This work addresses the challenge of backdoor detection and mitigation in diffusion models under practical auditing scenarios where model parameters are inaccessible, a setting in which existing methods struggle to balance efficacy and generation quality. The authors propose TNC-Defense, a unified gray-box framework that, for the first time, leverages the inconsistency in noise predictions between adjacent timesteps during the diffusion process to enable trigger-agnostic backdoor detection and low-cost purification. By analyzing temporal noise consistency, the method achieves efficient detection and subsequently performs timestep-aware generation path correction to neutralize backdoors. Experiments across five backdoor attacks demonstrate an average 11% improvement in detection accuracy, with 98.5% of triggered samples successfully rendered ineffective, while incurring only a marginal degradation in generation quality.

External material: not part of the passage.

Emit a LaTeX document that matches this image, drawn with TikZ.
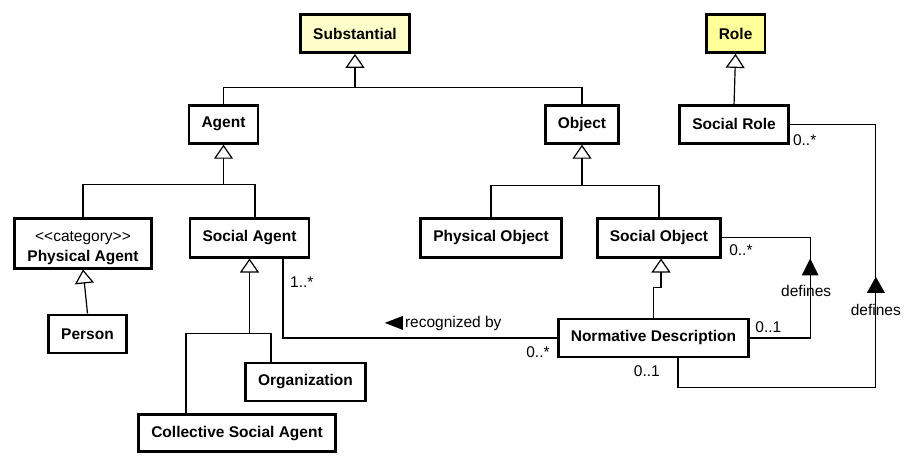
\documentclass[tikz,border=0pt]{standalone}
\usepackage{fontspec}
\newfontfamily\umlfont{Liberation Sans}
\usetikzlibrary{positioning,arrows.meta}
\definecolor{substfill}{HTML}{FFFFCC}
\definecolor{rolefill}{HTML}{FFFF99}
\tikzset{
  umlclass/.style={draw, line width=2.8pt, fill=white, inner xsep=12.6pt, inner ysep=0pt,
    minimum height=38pt, align=center, font=\umlfont\fontsize{15.5pt}{18pt}\selectfont\bfseries},
  gen/.style={line width=1.2pt, -{Triangle[open, length=14pt, width=19pt, line width=1.2pt]}},
  assoc/.style={line width=1.2pt},
  mult/.style={inner sep=1pt, font=\umlfont\fontsize{15.5pt}{18pt}\selectfont},
}
\begin{document}
\begin{tikzpicture}
  \useasboundingbox (0,0) rectangle (918pt,-468pt);
  \node[umlclass, fill=substfill] (Subst) at (355pt,-33.5pt) {Substantial};
  \node[umlclass, fill=rolefill, right=294pt of Subst] (Role) {Role};
  \node[umlclass, below=50pt of Subst, xshift=-131.5pt] (Agent) {Agent};
  \node[umlclass, below=50pt of Subst, xshift=227pt] (Obj) {Object};
  \node[umlclass, below=50pt of Role, xshift=-1.5pt] (SRole) {Social Role};
  \node[umlclass, below=72pt of Agent, xshift=-140.5pt, minimum height=50pt] (PAgent)
    {{\mdseries\rule{0pt}{21pt}<<category>>}\\[2pt]Physical Agent};
  \node[umlclass, below=72pt of Agent, xshift=26pt, minimum height=39pt] (SAgent) {Social Agent};
  \node[umlclass, below=72pt of Obj, xshift=-91pt, minimum height=39pt] (PObj) {Physical Object};
  \node[umlclass, below=72pt of Obj, xshift=77pt, minimum height=39pt] (SObj) {Social Object};
  \node[umlclass, below=44pt of PAgent, xshift=4.5pt] (Person) {Person};
  \node[umlclass, below=103pt of SAgent, xshift=56pt] (Org) {Organization};
  \node[umlclass, below=11pt of Org, xshift=-68.5pt, minimum height=37pt] (CSA) {Collective Social Agent};
  \node[umlclass, below=59pt of SObj, xshift=-5.5pt] (ND) {Normative Description};

  \coordinate[below=34pt of Subst] (join-Subst);
  \coordinate[below=40pt of Agent] (join-Agent);
  \coordinate[below=41pt of Obj] (join-Obj);
  \coordinate[below=75pt of SAgent] (join-SAgent);
  \draw[assoc] (Agent.north) |- (join-Subst) -| (Obj.north);
  \draw[gen] (join-Subst) -- (Subst.south);
  \draw[assoc] (PAgent.north) |- (join-Agent) -| ([xshift=5.5pt]SAgent.north);
  \draw[gen] (join-Agent) -- (Agent.south);
  \draw[assoc] (PObj.north) |- (join-Obj) -| (SObj.north);
  \draw[gen] (join-Obj) -- (Obj.south);
  \draw[gen] (SRole.north) -- (Role.south);
  \draw[gen] (Person.north) -- (PAgent.south);
  \draw[assoc] ([xshift=-51pt]CSA.north) |- (join-SAgent) -| ([xshift=-34.5pt]Org.north);
  \draw[gen] (join-SAgent) -- (SAgent.south);
  \draw[gen] (ND.north) -- ++(0,30pt) -| ([xshift=2pt]SObj.south);

  \draw[assoc] ([xshift=33.5pt]SAgent.south) |- (ND.west);
  \node[mult, anchor=west] (m-SAgent) at ([xshift=39.5pt,yshift=-24pt]SAgent.south) {1..*};
  \node[mult, anchor=east] (m-ND-rb) at ([xshift=-6pt,yshift=-14.5pt]ND.west) {0..*};
  \node[mult, anchor=west] (rb) at ([xshift=-153pt,yshift=14pt]ND.west) {recognized by};
  \fill ([xshift=-1pt,yshift=1pt]rb.west) ++(0,7pt) -- ++(0,-14pt) -- ++(-18pt,7pt) -- cycle;

  \coordinate (cor-ND) at ([xshift=60pt]ND.east);
  \draw[assoc] (SObj.east) -| (cor-ND) -- (ND.east);
  \node[mult, anchor=west] (m-SObj) at ([xshift=6pt,yshift=-13pt]SObj.east) {0..*};
  \node[mult, anchor=west] (m-ND-so) at ([xshift=4pt,yshift=10.5pt]ND.east) {0..1};
  \fill ([yshift=62.5pt]cor-ND) ++(-8.5pt,0) -- ++(17pt,0) -- ++(-8.5pt,17pt) -- cycle;
  \node[mult] (def-SObj) at ([xshift=-4pt,yshift=46.5pt]cor-ND) {defines};

  \coordinate (cor-SRole) at ([xshift=86pt]SRole.east);
  \draw[assoc] (SRole.east) -- (cor-SRole) |- ([xshift=24.5pt,yshift=-29pt]ND.south) -- ([xshift=24.5pt]ND.south);
  \node[mult, anchor=west] (m-SRole) at ([xshift=2pt,yshift=-15.5pt]SRole.east) {0..*};
  \node[mult, anchor=east] (m-ND-sr) at ([xshift=7.5pt,yshift=-13pt]ND.south) {0..1};
  \fill ([yshift=-168.5pt]cor-SRole) ++(-9pt,0) -- ++(18pt,0) -- ++(-9pt,16pt) -- cycle;
  \node[mult] (def-SRole) at ([yshift=-185.5pt]cor-SRole) {defines};
\end{tikzpicture}
\end{document}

Diffusion models have been widely deployed in AIGC services; however, their reliance on opaque training data and procedures exposes a broad attack surface for backdoor injection. In practical auditing scenarios, due to the protection of intellectual property and commercial confidentiality, auditors are typically unable to access model parameters, rendering existing white-box or query-intensive detection methods impractical. More importantly, even after the backdoor is detected, existing detoxification approaches are often trapped in a dilemma between detoxification effectiveness and generation quality. In this work, we identify a previously unreported phenomenon called temporal noise unconsistency, where the noise predictions between adjacent diffusion timesteps is disrupted in specific temporal segments when the input is triggered, while remaining stable under clean inputs. Leveraging this finding, we propose Temporal Noise Consistency Defense (TNC-Defense), a unified framework for backdoor detection and detoxification. The framework first uses the adjacent timestep noise consistency to design a gray-box detection module, for identifying and locating anomalous diffusion timesteps. Furthermore, the framework uses the identified anomalous timesteps to construct a trigger-agnostic, timestep-aware detoxification module, which directly corrects the backdoor generation path. This effectively suppresses backdoor behavior while significantly reducing detoxification costs. We evaluate the proposed method under five representative backdoor attack scenarios and compare it with state-of-the-art defenses. The results show that TNC-Defense improves the average detection accuracy by $11\%$ with negligible additional overhead, and invalidates an average of $98.5\%$ of triggered samples with only a mild degradation in generation quality.